Excellent work. I want that recipe.


----------



## The91Bravo (Jun 4, 2011)

I hope the code also tagged the receiving PCs location.... jus sayin


----------



## Chopstick (Jun 4, 2011)

Mmmm yum!  Cupcakes!  Who doesnt love cup cakes? :)


----------



## amlove21 (Jun 4, 2011)

Duh! I love cupcakes!


----------



## Kraut783 (Jun 4, 2011)

Now if we could just to that to Wikileaks.....


----------



## SgtUSMC8541 (Jun 4, 2011)

*A Government Intel Agency with a sense of humor! And a sweet tooth!*


----------



## DA SWO (Jun 5, 2011)

SgtUSMC8541 said:


> *A Government Intel Agency with a sense of humor! And a sweet tooth!*


They probably won't be investigated by their government either.


----------



## QC (Jun 5, 2011)

Nice!


----------



## amlove21 (Jun 5, 2011)

The MI6 dudes have a pretty good name here among the Brits. I don't know if they have this great sense of humor all the time, but I haven't really talked to any locals that have beef with how they do business. Good chaps, I say. :cool:


----------



## Servimus (Jun 8, 2011)

The name's Crocker. Betty Crocker.


----------



## Marauder06 (Jun 9, 2011)

Hm, I think a better course of action would have been to either change the bomb recipe slightly so the mixture would never work, or to change it a lot so it would become unstable in construction process and someone would have a little "work accident" in their kitchen...


----------



## SpitfireV (Jun 9, 2011)

This probably discredits them a lot more than that would though, since they'd likely not survive to tell the story of the SS Dumbarse.


----------



## Marauder06 (Jun 9, 2011)

SpitfireV said:


> This probably discredits them a lot more than that would though,* since they'd likely not survive* to tell the story of the SS Dumbarse.



I'm ok with that ;)


----------



## DA SWO (Jun 9, 2011)

Marauder06 said:


> Hm, I think a better course of action would have been to either change the bomb recipe slightly so the mixture would never work, or to change it a lot so it would become unstable in construction process and someone would have a little "work accident" in their kitchen...

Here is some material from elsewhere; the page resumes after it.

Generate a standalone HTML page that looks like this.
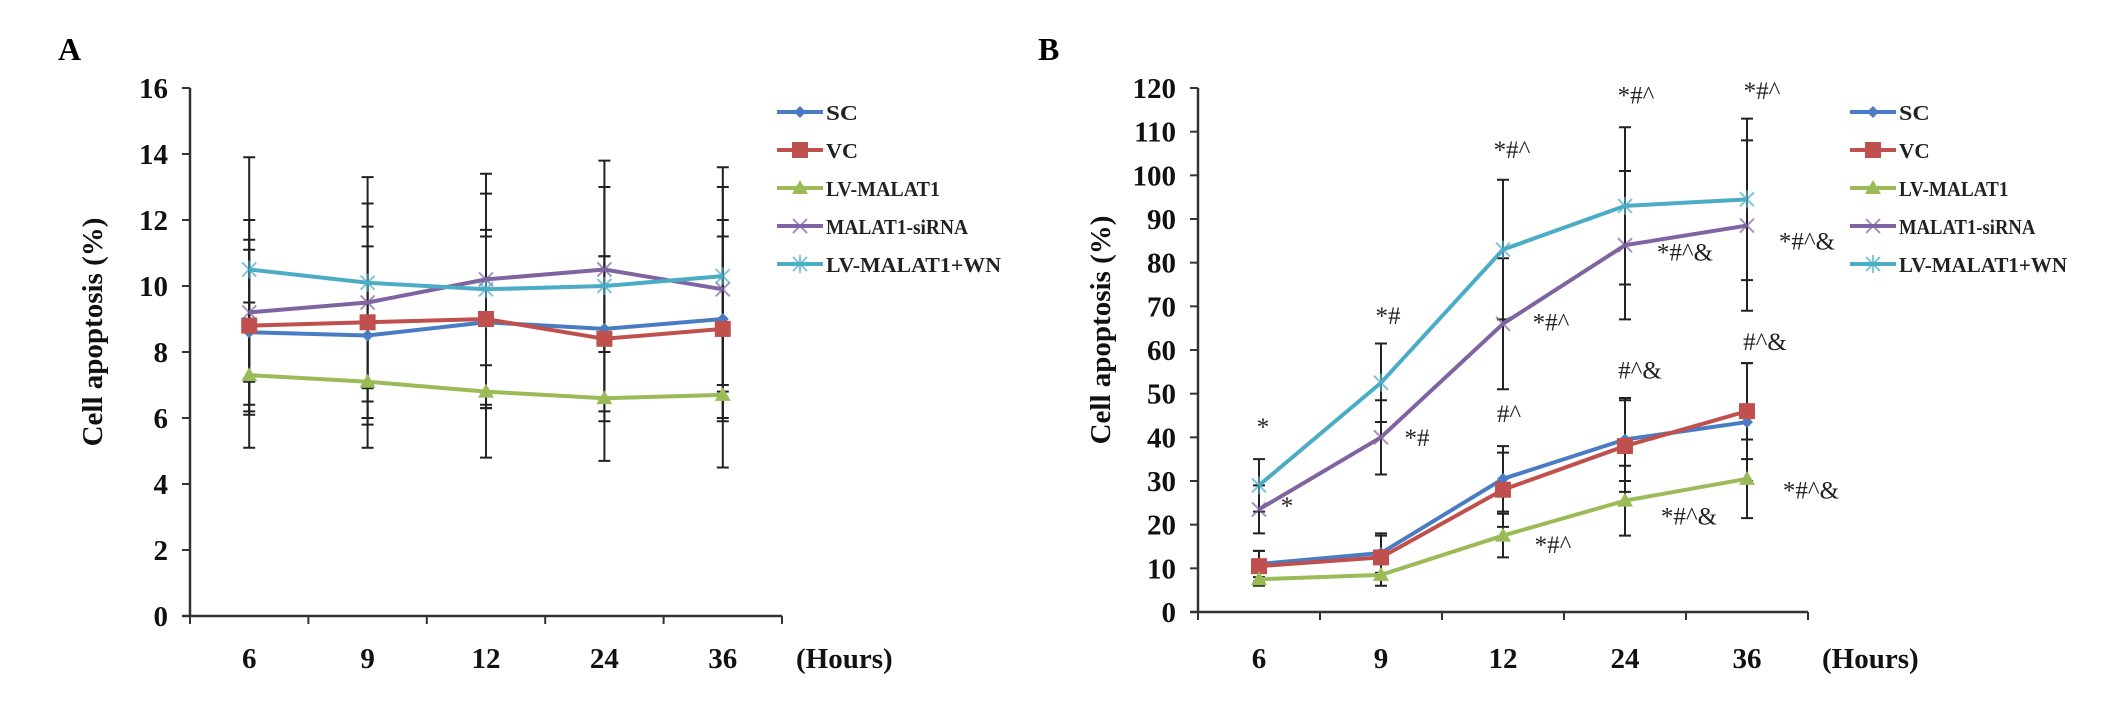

Problem with option 2 is they would probably take innocent civillians out with them as these folks tend to build in apartment complexes.


----------



## Manolito (Jun 9, 2011)

There is a story told about the weathermen blowing electrical towers in the early 70s here in california and they couldn't get enough information to arrest.
The next two tours killed the people setting the charges and the thought is they were furnished no delay fuses by someone:-". The tower explosions quit also.
Bill


----------